O Estado perguntou a Henry Gray, coordenador de Emergência do MSF, e que esteve no remoto campo, no meio do deserto, se há combatentes dentre os refugiados. “Não fazemos distinção entre civis e combatentes, mas não encontramos armas dentre os feridos que tratamos”, respondeu Gray. A segurança no campo é mantida pela polícia da Mauritânia.
O MSF, que mantém cinco médicos, sete enfermeiras e uma parteira no campo, realizou 85 mil consultas e 200 partos, e atendeu mil crianças com desnutrição grave. Dentre as causas de morte, 27% foram por diarreia, 24% por febre e malária e 16%, por infecções respiratórias. Essas infecções foram mais abundantes durante o inverno, mas, conforme se aproxima o verão no Hemisfério Norte, o calor de 50 graus representa novo desafio para a sobrevivência no campo, que não dispõe de eletricidade, embora não falte água, graças aos poços artesianos.
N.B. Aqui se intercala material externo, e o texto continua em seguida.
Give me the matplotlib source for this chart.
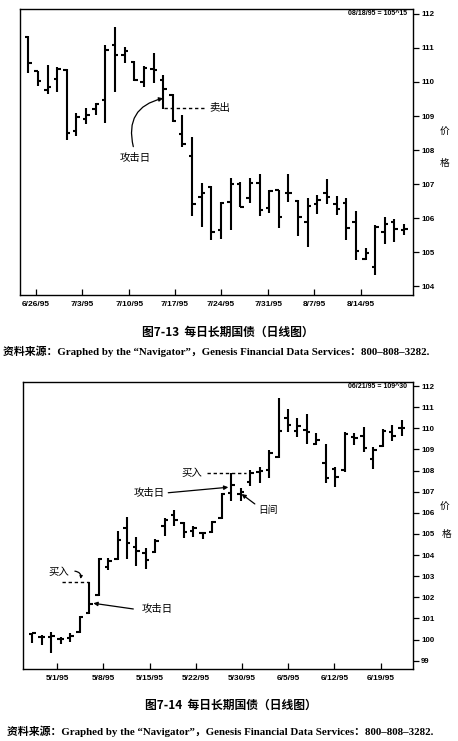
import numpy as np
import matplotlib
matplotlib.use("Agg")
import matplotlib.pyplot as plt

plt.rcParams['font.family'] = ['Liberation Sans Narrow', 'Liberation Sans', 'DejaVu Sans']
CJK = ['Noto Sans CJK SC', 'DejaVu Sans']
SRC = ['Liberation Serif', 'Noto Sans CJK SC', 'DejaVu Sans']

# ---------------- data: Fig 7-13 (6/23/95 - 8/18/95) ----------------
top_high = [111.35, 110.33, 110.49, 110.45, 110.37, 109.10, 109.23, 109.39, 111.09, 111.63,
            111.04, 110.62, 110.47, 110.84, 110.21, 109.64, 109.03, 108.39, 107.02, 106.94,
            106.48, 107.17, 107.07, 107.17, 107.31, 106.84, 106.84, 107.29, 106.53, 106.58,
            106.68, 107.14, 106.65, 106.58, 106.22, 105.11, 105.79, 106.04, 105.96, 105.82]
top_low = [110.25, 109.88, 109.65, 109.72, 108.29, 108.41, 108.76, 109.03, 108.80, 109.72,
           110.57, 110.03, 109.84, 109.98, 109.20, 108.83, 108.10, 106.06, 105.73, 105.35,
           105.40, 105.65, 106.33, 106.43, 106.06, 106.16, 105.70, 106.48, 105.47, 105.16,
           106.12, 106.41, 106.09, 105.37, 104.76, 104.76, 104.32, 105.25, 105.30, 105.50]
top_open = [111.33, 110.33, 109.76, 110.08, 110.35, 108.57, 108.90, 109.20, 109.47, 111.09,
            110.79, 110.60, 110.01, 110.38, 110.06, 109.62, 108.47, 107.82, 106.63, 106.92,
            105.65, 106.46, 106.99, 106.58, 107.02, 106.31, 106.82, 106.73, 106.51, 105.89,
            106.41, 106.75, 106.41, 106.43, 105.89, 104.81, 104.57, 105.60, 105.89, 105.65]
top_close = [110.55, 110.04, 109.84, 110.38, 108.51, 108.98, 109.03, 109.35, 110.94, 110.79,
             110.92, 110.06, 110.40, 110.35, 109.78, 108.86, 108.18, 106.41, 106.73, 105.60,
             106.45, 106.99, 106.33, 107.02, 106.24, 106.80, 106.04, 106.75, 106.04, 106.35,
             106.53, 106.61, 106.28, 105.70, 105.03, 104.96, 105.75, 105.82, 105.67, 105.67]
top_tick_pos = [0.8, 5.6, 10.5, 15.2, 20.0, 24.9, 29.7, 34.5]
top_tick_labels = ['6/26/95', '7/3/95', '7/10/95', '7/17/95', '7/24/95', '7/31/95', '8/7/95', '8/14/95']
top_yticks = [104, 105, 106, 107, 108, 109, 110, 111, 112]
top_note = '08/18/95 = 105^15'
top_attack = 14          # index of attack day
top_sell = 109.24        # sell level

# ---------------- data: Fig 7-14 (4/26/95 - 6/21/95) ----------------
bot_high = [100.33, 100.22, 100.38, 100.14, 100.33, 101.12, 102.73, 103.85, 103.85, 105.15,
            105.79, 104.84, 104.32, 104.74, 105.74, 106.13, 105.58, 105.38, 105.11, 105.63,
            106.92, 107.87, 107.16, 108.03, 108.18, 108.97, 111.42, 110.90, 110.47, 110.68,
            109.79, 109.26, 108.15, 109.84, 109.79, 110.04, 109.10, 109.95, 110.15, 110.39]
bot_low = [99.86, 99.74, 99.38, 99.79, 99.90, 100.30, 101.21, 102.06, 103.29, 103.77,
           103.80, 103.48, 103.32, 104.08, 104.90, 105.38, 104.79, 104.87, 104.74, 105.03,
           105.69, 106.56, 106.57, 107.27, 107.43, 107.63, 108.58, 109.84, 109.60, 109.26,
           109.21, 107.39, 107.21, 107.95, 109.21, 108.89, 108.06, 109.10, 109.41, 109.63]
bot_open = [100.27, 100.14, 100.11, 100.01, 100.06, 100.38, 101.27, 102.11, 103.45, 103.80,
            105.27, 104.37, 104.08, 104.16, 105.38, 105.90, 105.50, 105.15, 105.03, 105.11,
            105.74, 106.92, 106.89, 107.47, 107.95, 108.03, 108.62, 110.47, 109.87, 109.92,
            109.26, 108.34, 108.07, 108.03, 109.60, 109.65, 108.53, 109.16, 109.84, 110.00]
bot_close = [100.30, 100.14, 100.17, 100.04, 100.19, 101.09, 101.67, 103.80, 103.74, 104.71,
             104.59, 104.21, 103.77, 104.68, 105.66, 105.66, 105.11, 105.27, 105.03, 105.58,
             106.89, 107.32, 107.00, 107.87, 107.99, 108.81, 109.89, 110.15, 110.11, 109.84,
             109.44, 107.63, 107.71, 109.73, 109.52, 109.05, 108.97, 109.87, 109.65, 110.00]
bot_tick_pos = [2.64, 7.5, 12.43, 17.25, 22.1, 27.0, 31.9, 36.8]
bot_tick_labels = ['5/1/95', '5/8/95', '5/15/95', '5/22/95', '5/30/95', '6/5/95', '6/12/95', '6/19/95']
bot_yticks = list(range(99, 113))
bot_note = '06/21/95 = 109^30'
bot_attack1 = 6     # first attack day
bot_attack2 = 21    # second attack day
bot_inside = 22     # inside day

cap1 = '图7-13  每日长期国债（日线图）'
cap2 = '图7-14  每日长期国债（日线图）'
source = '资料来源：Graphed by the “Navigator”，Genesis Financial Data Services：800–808–3282.'

# ---------------- figure ----------------
W, H = 458, 741
fig = plt.figure(figsize=(W / 100, H / 100), dpi=100)
fig.patch.set_facecolor('white')


def fx(px):
    return px / W


def fy(py):
    return 1 - py / H


def draw_ohlc(ax, o, h, l, c, tick=0.36, lw=1.5):
    x = np.arange(len(o))
    ax.vlines(x, l, h, color='k', lw=lw)
    ax.hlines(o, x - tick, x, color='k', lw=lw)
    ax.hlines(c, x, x + tick, color='k', lw=lw)


def style(ax, xlim, ylim, yticks, xpos, xlabels):
    ax.set_xlim(*xlim)
    ax.set_ylim(*ylim)
    ax.yaxis.tick_right()
    ax.set_yticks(yticks)
    ax.set_yticklabels([str(v) for v in yticks])
    ax.tick_params(axis='y', direction='out', length=4, width=0.9, pad=2, labelsize=5.7)
    ax.set_xticks(xpos)
    ax.set_xticklabels(xlabels)
    ax.tick_params(axis='x', direction='in', length=4.5, width=0.9, pad=4, labelsize=6)
    for lab in ax.get_xticklabels() + ax.get_yticklabels():
        lab.set_fontweight('bold')
    for s in ax.spines.values():
        s.set_linewidth(1.0)


arrow = dict(arrowstyle='-|>', lw=0.9, color='k', mutation_scale=6, shrinkA=0, shrinkB=0)
dash = (0, (2.4, 2.0))
ann = dict(family=CJK, fontweight='medium')

# ---- top chart ----
ax1 = fig.add_axes([fx(20), fy(295), fx(393), 286.5 / H])
draw_ohlc(ax1, top_open, top_high, top_low, top_close)
style(ax1, (-0.86, 39.93), (103.74, 112.16), top_yticks, top_tick_pos, top_tick_labels)
ax1.text(0.985, 0.981, top_note, transform=ax1.transAxes, ha='right', va='center',
         fontsize=5, fontweight='bold')
ax1.plot([top_attack + 0.1, top_attack + 4.3], [top_sell, top_sell], color='k', lw=1.0, ls=dash)
ax1.text(top_attack + 4.75, top_sell, '卖出', fontsize=7.5, ha='left', va='center', **ann)
ax1.text(top_attack - 2.9, 107.76, '攻击日', fontsize=7.5, ha='center', va='center', **ann)
ax1.annotate('', xy=(top_attack, 109.52), xytext=(top_attack - 3.1, 108.10),
             arrowprops=dict(arrow, connectionstyle='arc3,rad=-0.5'))
fig.text(fx(444), fy(132), '价', fontsize=7, ha='center', va='center', **ann)
fig.text(fx(445), fy(163), '格', fontsize=7, ha='center', va='center', **ann)
fig.text(fx(227.5), fy(332), cap1, family=CJK, fontweight='bold', fontsize=8.5,
         ha='center', va='center')
fig.text(fx(3), fy(351), source, family=SRC, fontsize=7.85, fontweight='bold', ha='left', va='center')

# ---- bottom chart ----
ax2 = fig.add_axes([fx(22.7), fy(669), fx(390), 287 / H])
draw_ohlc(ax2, bot_open, bot_high, bot_low, bot_close, tick=0.37)
style(ax2, (-1.01, 40.17), (98.61, 112.19), bot_yticks, bot_tick_pos, bot_tick_labels)
ax2.text(0.985, 0.985, bot_note, transform=ax2.transAxes, ha='right', va='center',
         fontsize=5, fontweight='bold')
# lower buy
b1 = bot_high[bot_attack1]
ax2.plot([bot_attack1 - 2.9, bot_attack1 - 0.05], [b1, b1], color='k', lw=1.0, ls=dash)
ax2.text(bot_attack1 - 3.2, 103.21, '买入', fontsize=7.5, ha='center', va='center', **ann)
ax2.annotate('', xy=(bot_attack1 - 0.9, 102.87), xytext=(bot_attack1 - 1.5, 103.24),
             arrowprops=dict(arrow, mutation_scale=4, connectionstyle='arc3,rad=-0.5'))
ax2.text(bot_attack1 + 7.2, 101.43, '攻击日', fontsize=7.5, ha='center', va='center', **ann)
ax2.annotate('', xy=(bot_attack1 + 0.45, 101.72), xytext=(bot_attack1 + 4.67, 101.45),
             arrowprops=arrow)
# upper buy
b2 = bot_high[bot_attack2]
ax2.plot([bot_attack2 - 2.5, bot_attack2 + 1.6], [b2, b2], color='k', lw=1.0, ls=dash)
ax2.text(bot_attack2 - 4.1, 107.90, '买入', fontsize=7.5, ha='center', va='center', **ann)
ax2.text(bot_attack2 - 8.7, 106.95, '攻击日', fontsize=7.5, ha='center', va='center', **ann)
ax2.annotate('', xy=(bot_attack2 - 0.3, 107.21), xytext=(bot_attack2 - 6.64, 106.95),
             arrowprops=arrow)
ax2.text(bot_inside + 1.87, 106.13, '日间', fontsize=7, ha='left', va='center', **ann)
ax2.annotate('', xy=(bot_inside + 0.1, 106.89), xytext=(bot_inside + 1.5, 106.42),
             arrowprops=arrow)
fig.text(fx(445), fy(507), '价', fontsize=7, ha='center', va='center', **ann)
fig.text(fx(446.5), fy(534), '格', fontsize=7, ha='center', va='center', **ann)
fig.text(fx(231), fy(705), cap2, family=CJK, fontweight='bold', fontsize=8.5,
         ha='center', va='center')
fig.text(fx(7), fy(731), source, family=SRC, fontsize=7.85, fontweight='bold', ha='left', va='center')

fig.savefig('out.png', dpi=100, facecolor='white')
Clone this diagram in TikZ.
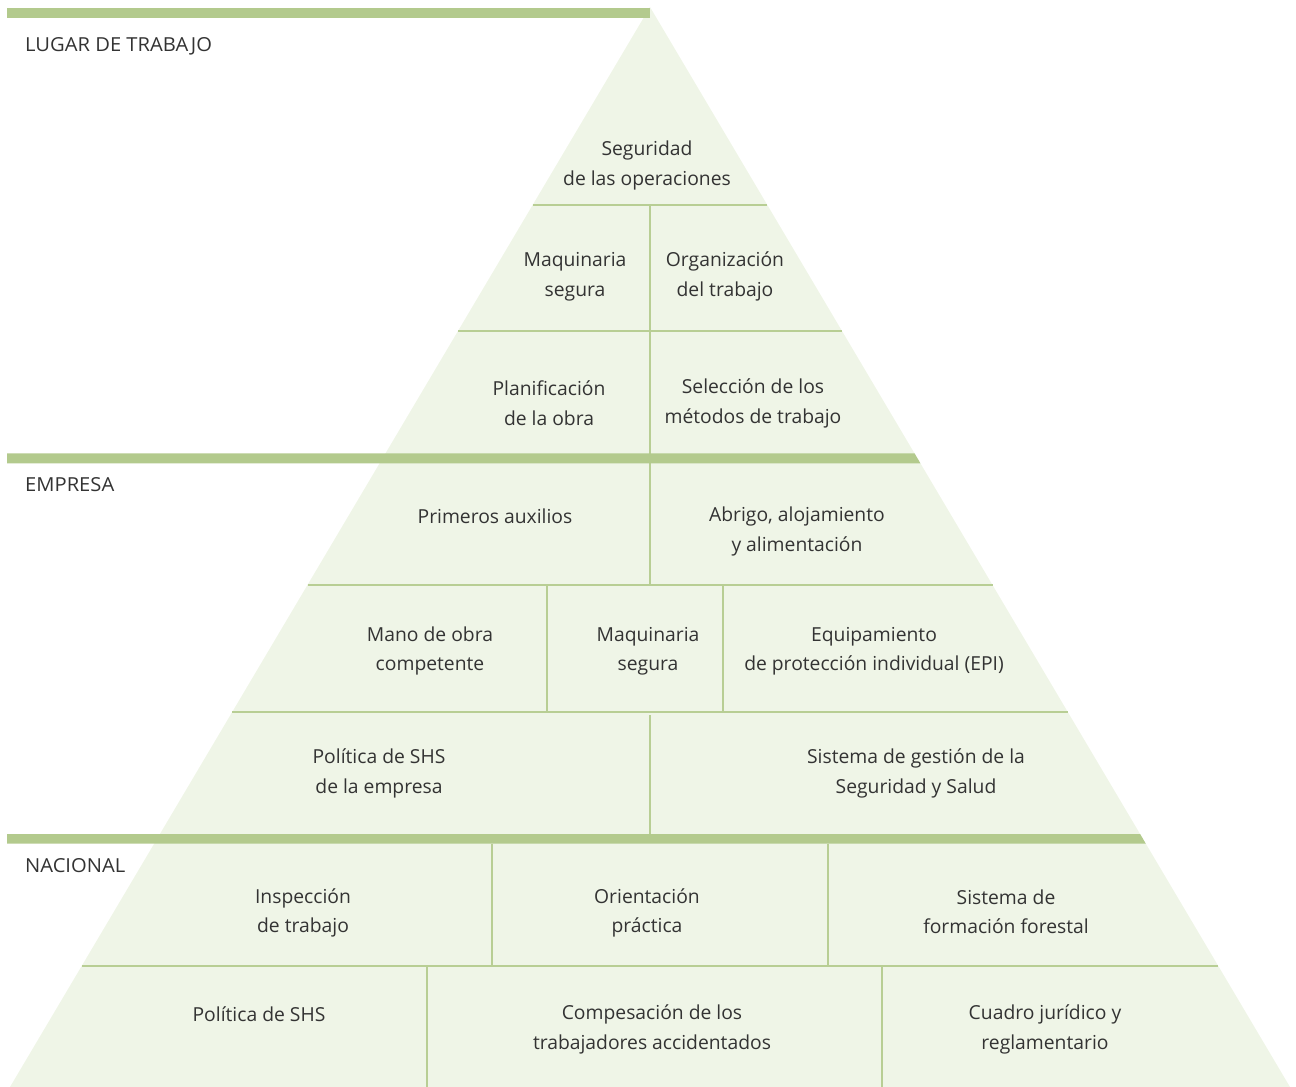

O MSF ergueu três hospitais de campanha – dois no campo de Mbera e um no posto de fronteira de Fassala -, que funcionam com geradores. O grupo tem também um centro cirúrgico em Bassikounou, a cidade mais próxima do campo, que fica a 300 km, mas não há exatamente uma estrada, e sim trilhas de areia no deserto. A viagem leva de 7 a 8 horas em veículos 4 x 4, e de 3 a 4 dias em caminhões, que trazem os mantimentos descarregados de aviões em Bassikounou, onde está a pista de pouso mais próxima do campo.
Os refugiados não se sentem encorajados a voltar, com as notícias de confrontos, que ouvem de pessoas que vão e vêm – incluindo homens da família, que cuidam dos rebanhos no Mali. Há duas semanas, o Chade – cujas tropas eram as mais capacitadas para atuar no deserto do norte do Mali – anunciou a retirada de seus 2 mil homens da força de imposição da paz formada pela França e pelos países da região. Restaram 4 mil soldados franceses e outros 4 mil africanos. A França pretende retirar também a maior parte de seus homens até o fim do ano, deixando mil soldados.
Foram soldados chadianos que mataram Abdelhamid Abou Zeid, líder da Al-Qaeda na região, e Mokhtar Belmokhtar, que comandou o sequestro em massa de funcionários em um complexo de gás na Argélia, perto da fronteira com o Mali. Os confrontos deixaram ao menos 13 chadianos mortos.
As tropas francesas e africanas deverão ser substituídas por capacetes azuis. O Conselho de Segurança da ONU aprovou na quinta-feira, por unanimidade, a criação de uma força de paz para o Mali. Com 12.600 soldados, que deverão chegar ao país até julho, será a terceira maior força de paz no mundo, depois da do Congo e de Darfur, no Sudão. Se serão capazes de oferecer segurança para os desalojados e refugiados voltarem para casa, no entanto, ainda é incerto.